(PROBLEM DETAILS):
Set all the material down again unchanged, without the pictures.
————————
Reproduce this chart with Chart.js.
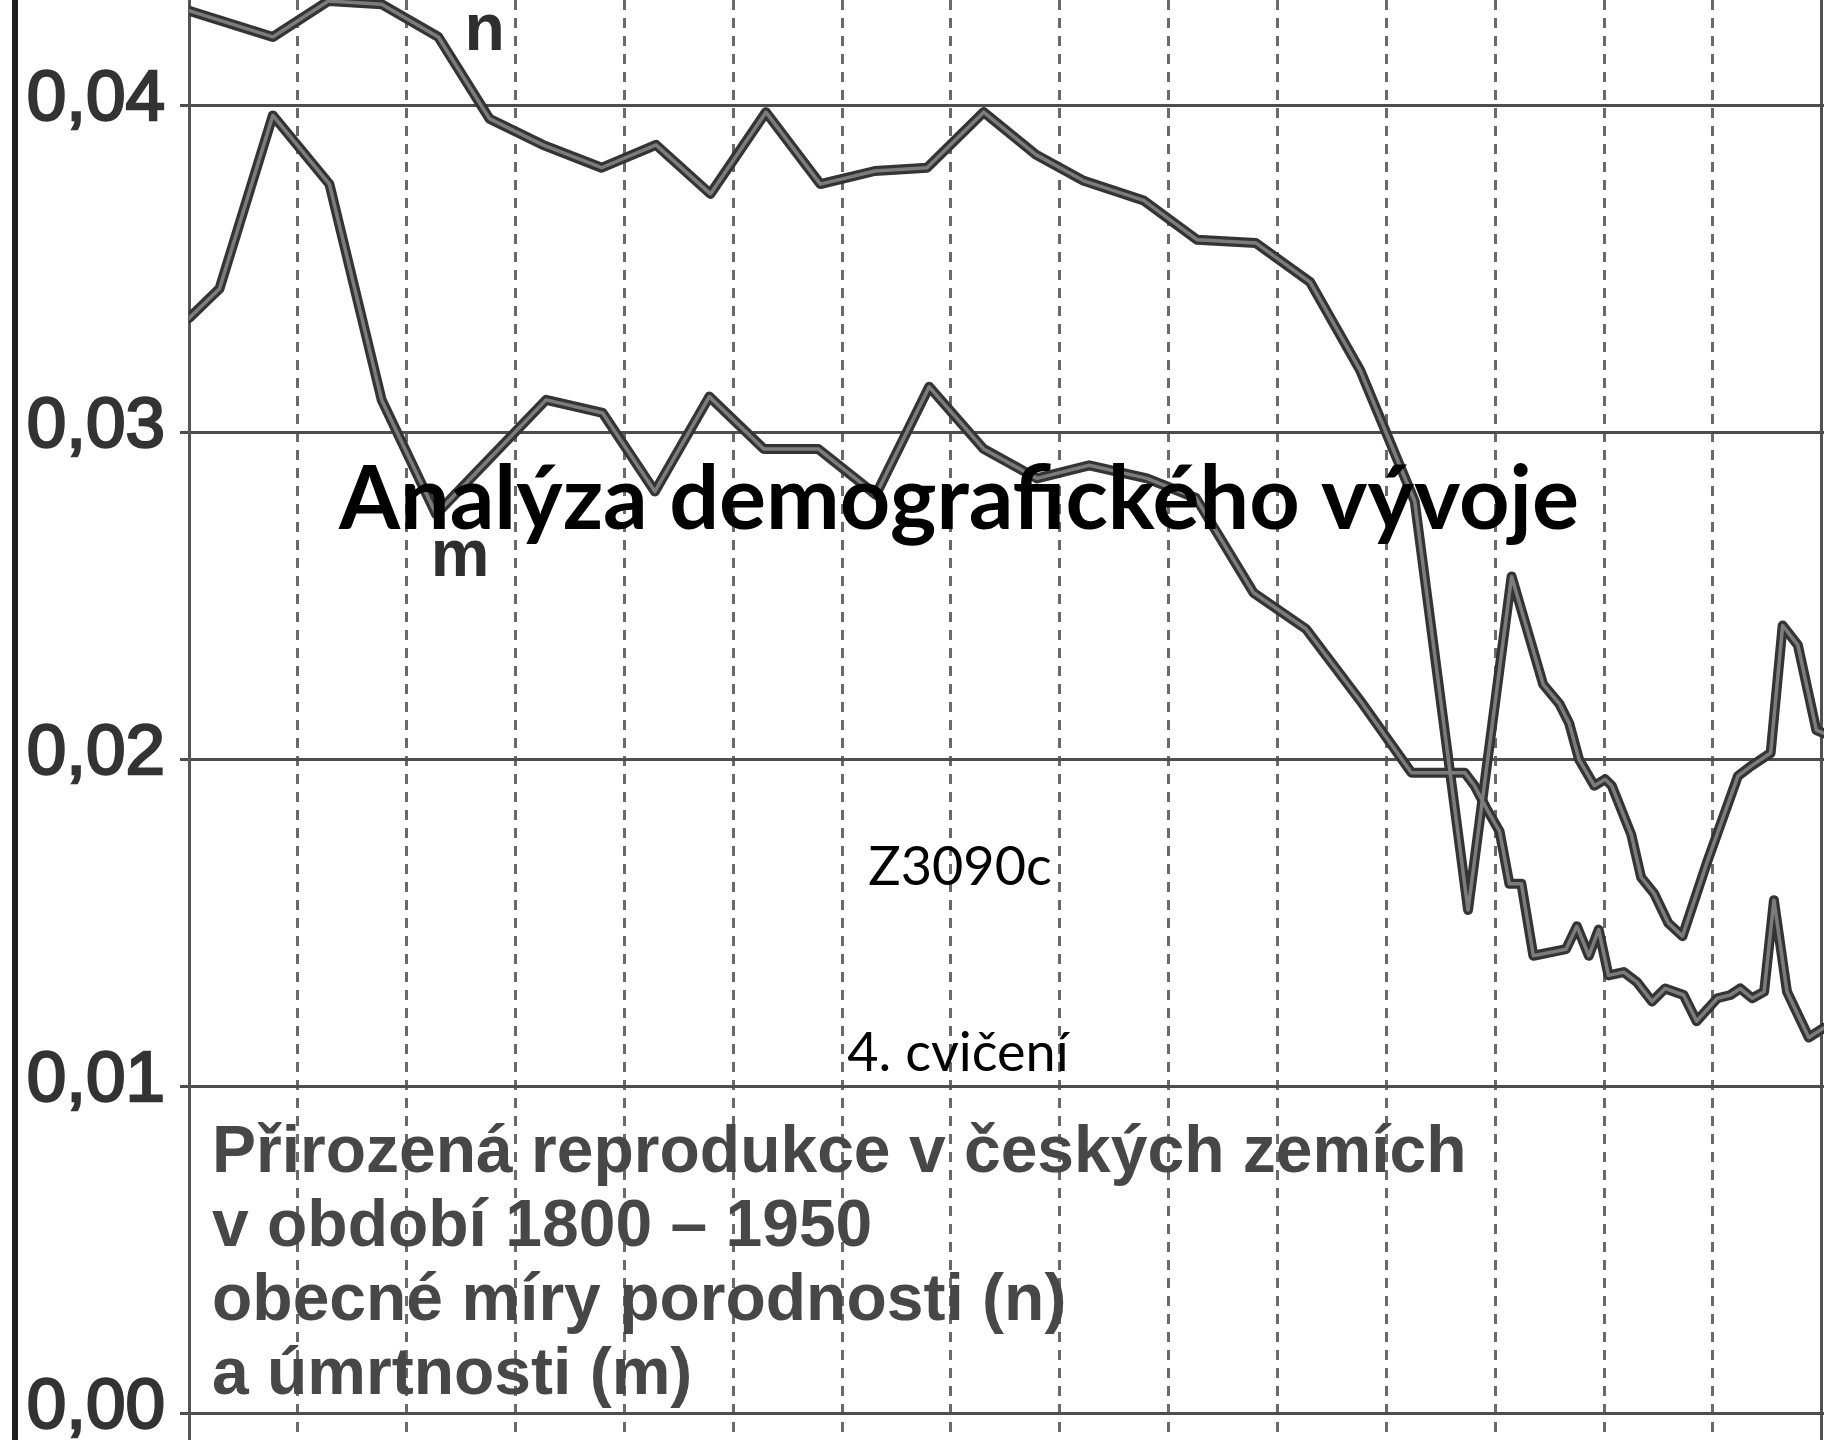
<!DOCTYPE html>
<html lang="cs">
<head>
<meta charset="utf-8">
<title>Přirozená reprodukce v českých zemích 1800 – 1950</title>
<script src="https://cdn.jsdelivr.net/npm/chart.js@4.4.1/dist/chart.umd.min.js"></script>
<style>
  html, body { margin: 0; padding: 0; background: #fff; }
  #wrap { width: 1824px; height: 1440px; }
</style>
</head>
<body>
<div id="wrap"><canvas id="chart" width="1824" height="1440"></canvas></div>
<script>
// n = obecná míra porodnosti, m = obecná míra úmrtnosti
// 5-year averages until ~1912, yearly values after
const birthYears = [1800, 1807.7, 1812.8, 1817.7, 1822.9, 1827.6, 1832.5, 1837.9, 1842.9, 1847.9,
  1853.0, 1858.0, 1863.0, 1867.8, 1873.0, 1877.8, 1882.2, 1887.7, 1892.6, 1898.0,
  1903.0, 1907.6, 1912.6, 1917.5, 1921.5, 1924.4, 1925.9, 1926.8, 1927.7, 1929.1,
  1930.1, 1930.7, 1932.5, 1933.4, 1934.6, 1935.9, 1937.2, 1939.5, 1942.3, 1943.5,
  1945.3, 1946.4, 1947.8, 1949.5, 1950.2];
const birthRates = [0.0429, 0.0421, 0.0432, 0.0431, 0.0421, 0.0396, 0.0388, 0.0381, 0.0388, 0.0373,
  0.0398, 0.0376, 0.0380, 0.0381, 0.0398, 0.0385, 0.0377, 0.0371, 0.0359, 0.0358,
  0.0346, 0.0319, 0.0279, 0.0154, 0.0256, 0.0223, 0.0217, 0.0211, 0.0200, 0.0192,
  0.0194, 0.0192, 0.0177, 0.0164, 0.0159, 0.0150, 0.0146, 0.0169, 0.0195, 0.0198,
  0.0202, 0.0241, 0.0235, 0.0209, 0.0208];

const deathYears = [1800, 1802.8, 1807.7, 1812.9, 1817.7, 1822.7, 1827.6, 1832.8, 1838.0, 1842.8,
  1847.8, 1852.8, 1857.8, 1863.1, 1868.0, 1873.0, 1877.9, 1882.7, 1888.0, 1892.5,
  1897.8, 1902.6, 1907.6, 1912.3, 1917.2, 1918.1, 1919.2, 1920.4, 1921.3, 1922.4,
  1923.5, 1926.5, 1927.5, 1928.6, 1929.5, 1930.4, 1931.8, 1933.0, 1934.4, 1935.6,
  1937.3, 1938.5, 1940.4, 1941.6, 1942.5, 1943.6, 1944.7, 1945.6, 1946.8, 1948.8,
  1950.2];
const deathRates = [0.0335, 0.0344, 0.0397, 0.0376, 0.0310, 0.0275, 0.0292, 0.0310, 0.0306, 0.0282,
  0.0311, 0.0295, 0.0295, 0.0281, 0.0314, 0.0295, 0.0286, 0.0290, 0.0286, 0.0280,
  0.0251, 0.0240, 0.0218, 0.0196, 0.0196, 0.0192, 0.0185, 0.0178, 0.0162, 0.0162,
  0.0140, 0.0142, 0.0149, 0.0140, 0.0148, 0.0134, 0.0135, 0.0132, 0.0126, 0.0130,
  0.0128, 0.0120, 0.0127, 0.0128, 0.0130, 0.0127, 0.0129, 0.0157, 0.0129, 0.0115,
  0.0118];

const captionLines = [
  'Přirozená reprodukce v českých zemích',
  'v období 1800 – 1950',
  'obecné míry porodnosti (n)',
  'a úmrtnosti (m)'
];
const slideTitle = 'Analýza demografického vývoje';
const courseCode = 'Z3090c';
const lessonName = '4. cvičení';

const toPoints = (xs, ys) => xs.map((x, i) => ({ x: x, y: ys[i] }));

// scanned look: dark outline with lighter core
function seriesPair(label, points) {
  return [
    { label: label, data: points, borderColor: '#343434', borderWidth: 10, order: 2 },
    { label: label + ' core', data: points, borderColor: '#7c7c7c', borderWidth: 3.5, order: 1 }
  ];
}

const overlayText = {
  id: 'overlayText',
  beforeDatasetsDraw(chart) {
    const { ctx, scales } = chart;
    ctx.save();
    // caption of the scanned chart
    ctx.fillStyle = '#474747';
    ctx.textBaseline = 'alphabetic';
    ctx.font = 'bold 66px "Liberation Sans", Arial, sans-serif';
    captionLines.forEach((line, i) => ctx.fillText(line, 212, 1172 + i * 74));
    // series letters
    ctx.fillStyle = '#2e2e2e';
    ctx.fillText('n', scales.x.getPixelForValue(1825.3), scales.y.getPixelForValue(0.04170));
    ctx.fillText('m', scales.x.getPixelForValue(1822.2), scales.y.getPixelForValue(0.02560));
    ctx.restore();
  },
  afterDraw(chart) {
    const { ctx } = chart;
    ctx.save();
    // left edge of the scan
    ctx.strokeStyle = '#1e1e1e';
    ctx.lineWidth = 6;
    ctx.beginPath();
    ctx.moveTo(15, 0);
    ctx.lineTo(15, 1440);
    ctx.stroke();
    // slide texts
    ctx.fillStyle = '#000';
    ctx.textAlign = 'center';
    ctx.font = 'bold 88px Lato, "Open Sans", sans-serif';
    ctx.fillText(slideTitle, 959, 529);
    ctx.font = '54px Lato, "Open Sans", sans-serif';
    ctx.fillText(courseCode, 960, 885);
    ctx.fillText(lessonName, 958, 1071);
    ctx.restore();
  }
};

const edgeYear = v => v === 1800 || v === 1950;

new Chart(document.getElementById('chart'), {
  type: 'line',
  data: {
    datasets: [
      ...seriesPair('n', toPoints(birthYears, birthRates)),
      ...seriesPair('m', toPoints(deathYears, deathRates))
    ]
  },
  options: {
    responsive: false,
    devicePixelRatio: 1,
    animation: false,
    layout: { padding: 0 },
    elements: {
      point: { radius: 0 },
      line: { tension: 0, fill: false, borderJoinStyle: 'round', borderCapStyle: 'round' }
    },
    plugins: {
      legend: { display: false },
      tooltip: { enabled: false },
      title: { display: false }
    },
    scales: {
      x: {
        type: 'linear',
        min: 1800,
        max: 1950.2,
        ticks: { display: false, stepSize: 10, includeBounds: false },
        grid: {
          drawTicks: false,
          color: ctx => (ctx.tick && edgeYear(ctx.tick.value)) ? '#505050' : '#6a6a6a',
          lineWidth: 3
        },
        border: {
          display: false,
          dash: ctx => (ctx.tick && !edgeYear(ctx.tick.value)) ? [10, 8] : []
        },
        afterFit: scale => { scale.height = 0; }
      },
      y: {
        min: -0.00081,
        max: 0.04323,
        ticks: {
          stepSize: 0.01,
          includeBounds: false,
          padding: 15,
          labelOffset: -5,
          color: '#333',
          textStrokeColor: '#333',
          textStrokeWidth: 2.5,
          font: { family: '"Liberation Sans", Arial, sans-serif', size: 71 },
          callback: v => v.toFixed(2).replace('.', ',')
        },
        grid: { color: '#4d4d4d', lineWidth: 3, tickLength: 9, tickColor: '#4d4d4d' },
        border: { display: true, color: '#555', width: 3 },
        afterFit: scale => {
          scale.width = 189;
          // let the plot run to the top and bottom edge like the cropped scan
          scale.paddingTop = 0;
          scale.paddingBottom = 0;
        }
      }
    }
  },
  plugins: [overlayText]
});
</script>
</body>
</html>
————————
(ANSWER FOR THE TASK):
Reproduce this chart with Chart.js.
<!DOCTYPE html>
<html lang="cs">
<head>
<meta charset="utf-8">
<title>Přirozená reprodukce v českých zemích 1800 – 1950</title>
<script src="https://cdn.jsdelivr.net/npm/chart.js@4.4.1/dist/chart.umd.min.js"></script>
<style>
  html, body { margin: 0; padding: 0; background: #fff; }
  #wrap { width: 1824px; height: 1440px; }
</style>
</head>
<body>
<div id="wrap"><canvas id="chart" width="1824" height="1440"></canvas></div>
<script>
// n = obecná míra porodnosti, m = obecná míra úmrtnosti
// 5-year averages until ~1912, yearly values after
const birthYears = [1800, 1807.7, 1812.8, 1817.7, 1822.9, 1827.6, 1832.5, 1837.9, 1842.9, 1847.9,
  1853.0, 1858.0, 1863.0, 1867.8, 1873.0, 1877.8, 1882.2, 1887.7, 1892.6, 1898.0,
  1903.0, 1907.6, 1912.6, 1917.5, 1921.5, 1924.4, 1925.9, 1926.8, 1927.7, 1929.1,
  1930.1, 1930.7, 1932.5, 1933.4, 1934.6, 1935.9, 1937.2, 1939.5, 1942.3, 1943.5,
  1945.3, 1946.4, 1947.8, 1949.5, 1950.2];
const birthRates = [0.0429, 0.0421, 0.0432, 0.0431, 0.0421, 0.0396, 0.0388, 0.0381, 0.0388, 0.0373,
  0.0398, 0.0376, 0.0380, 0.0381, 0.0398, 0.0385, 0.0377, 0.0371, 0.0359, 0.0358,
  0.0346, 0.0319, 0.0279, 0.0154, 0.0256, 0.0223, 0.0217, 0.0211, 0.0200, 0.0192,
  0.0194, 0.0192, 0.0177, 0.0164, 0.0159, 0.0150, 0.0146, 0.0169, 0.0195, 0.0198,
  0.0202, 0.0241, 0.0235, 0.0209, 0.0208];

const deathYears = [1800, 1802.8, 1807.7, 1812.9, 1817.7, 1822.7, 1827.6, 1832.8, 1838.0, 1842.8,
  1847.8, 1852.8, 1857.8, 1863.1, 1868.0, 1873.0, 1877.9, 1882.7, 1888.0, 1892.5,
  1897.8, 1902.6, 1907.6, 1912.3, 1917.2, 1918.1, 1919.2, 1920.4, 1921.3, 1922.4,
  1923.5, 1926.5, 1927.5, 1928.6, 1929.5, 1930.4, 1931.8, 1933.0, 1934.4, 1935.6,
  1937.3, 1938.5, 1940.4, 1941.6, 1942.5, 1943.6, 1944.7, 1945.6, 1946.8, 1948.8,
  1950.2];
const deathRates = [0.0335, 0.0344, 0.0397, 0.0376, 0.0310, 0.0275, 0.0292, 0.0310, 0.0306, 0.0282,
  0.0311, 0.0295, 0.0295, 0.0281, 0.0314, 0.0295, 0.0286, 0.0290, 0.0286, 0.0280,
  0.0251, 0.0240, 0.0218, 0.0196, 0.0196, 0.0192, 0.0185, 0.0178, 0.0162, 0.0162,
  0.0140, 0.0142, 0.0149, 0.0140, 0.0148, 0.0134, 0.0135, 0.0132, 0.0126, 0.0130,
  0.0128, 0.0120, 0.0127, 0.0128, 0.0130, 0.0127, 0.0129, 0.0157, 0.0129, 0.0115,
  0.0118];

const captionLines = [
  'Přirozená reprodukce v českých zemích',
  'v období 1800 – 1950',
  'obecné míry porodnosti (n)',
  'a úmrtnosti (m)'
];
const slideTitle = 'Analýza demografického vývoje';
const courseCode = 'Z3090c';
const lessonName = '4. cvičení';

const toPoints = (xs, ys) => xs.map((x, i) => ({ x: x, y: ys[i] }));

// scanned look: dark outline with lighter core
function seriesPair(label, points) {
  return [
    { label: label, data: points, borderColor: '#343434', borderWidth: 10, order: 2 },
    { label: label + ' core', data: points, borderColor: '#7c7c7c', borderWidth: 3.5, order: 1 }
  ];
}

const overlayText = {
  id: 'overlayText',
  beforeDatasetsDraw(chart) {
    const { ctx, scales } = chart;
    ctx.save();
    // caption of the scanned chart
    ctx.fillStyle = '#474747';
    ctx.textBaseline = 'alphabetic';
    ctx.font = 'bold 66px "Liberation Sans", Arial, sans-serif';
    captionLines.forEach((line, i) => ctx.fillText(line, 212, 1172 + i * 74));
    // series letters
    ctx.fillStyle = '#2e2e2e';
    ctx.fillText('n', scales.x.getPixelForValue(1825.3), scales.y.getPixelForValue(0.04170));
    ctx.fillText('m', scales.x.getPixelForValue(1822.2), scales.y.getPixelForValue(0.02560));
    ctx.restore();
  },
  afterDraw(chart) {
    const { ctx } = chart;
    ctx.save();
    // left edge of the scan
    ctx.strokeStyle = '#1e1e1e';
    ctx.lineWidth = 6;
    ctx.beginPath();
    ctx.moveTo(15, 0);
    ctx.lineTo(15, 1440);
    ctx.stroke();
    // slide texts
    ctx.fillStyle = '#000';
    ctx.textAlign = 'center';
    ctx.font = 'bold 88px Lato, "Open Sans", sans-serif';
    ctx.fillText(slideTitle, 959, 529);
    ctx.font = '54px Lato, "Open Sans", sans-serif';
    ctx.fillText(courseCode, 960, 885);
    ctx.fillText(lessonName, 958, 1071);
    ctx.restore();
  }
};

const edgeYear = v => v === 1800 || v === 1950;

new Chart(document.getElementById('chart'), {
  type: 'line',
  data: {
    datasets: [
      ...seriesPair('n', toPoints(birthYears, birthRates)),
      ...seriesPair('m', toPoints(deathYears, deathRates))
    ]
  },
  options: {
    responsive: false,
    devicePixelRatio: 1,
    animation: false,
    layout: { padding: 0 },
    elements: {
      point: { radius: 0 },
      line: { tension: 0, fill: false, borderJoinStyle: 'round', borderCapStyle: 'round' }
    },
    plugins: {
      legend: { display: false },
      tooltip: { enabled: false },
      title: { display: false }
    },
    scales: {
      x: {
        type: 'linear',
        min: 1800,
        max: 1950.2,
        ticks: { display: false, stepSize: 10, includeBounds: false },
        grid: {
          drawTicks: false,
          color: ctx => (ctx.tick && edgeYear(ctx.tick.value)) ? '#505050' : '#6a6a6a',
          lineWidth: 3
        },
        border: {
          display: false,
          dash: ctx => (ctx.tick && !edgeYear(ctx.tick.value)) ? [10, 8] : []
        },
        afterFit: scale => { scale.height = 0; }
      },
      y: {
        min: -0.00081,
        max: 0.04323,
        ticks: {
          stepSize: 0.01,
          includeBounds: false,
          padding: 15,
          labelOffset: -5,
          color: '#333',
          textStrokeColor: '#333',
          textStrokeWidth: 2.5,
          font: { family: '"Liberation Sans", Arial, sans-serif', size: 71 },
          callback: v => v.toFixed(2).replace('.', ',')
        },
        grid: { color: '#4d4d4d', lineWidth: 3, tickLength: 9, tickColor: '#4d4d4d' },
        border: { display: true, color: '#555', width: 3 },
        afterFit: scale => {
          scale.width = 189;
          // let the plot run to the top and bottom edge like the cropped scan
          scale.paddingTop = 0;
          scale.paddingBottom = 0;
        }
      }
    }
  },
  plugins: [overlayText]
});
</script>
</body>
</html>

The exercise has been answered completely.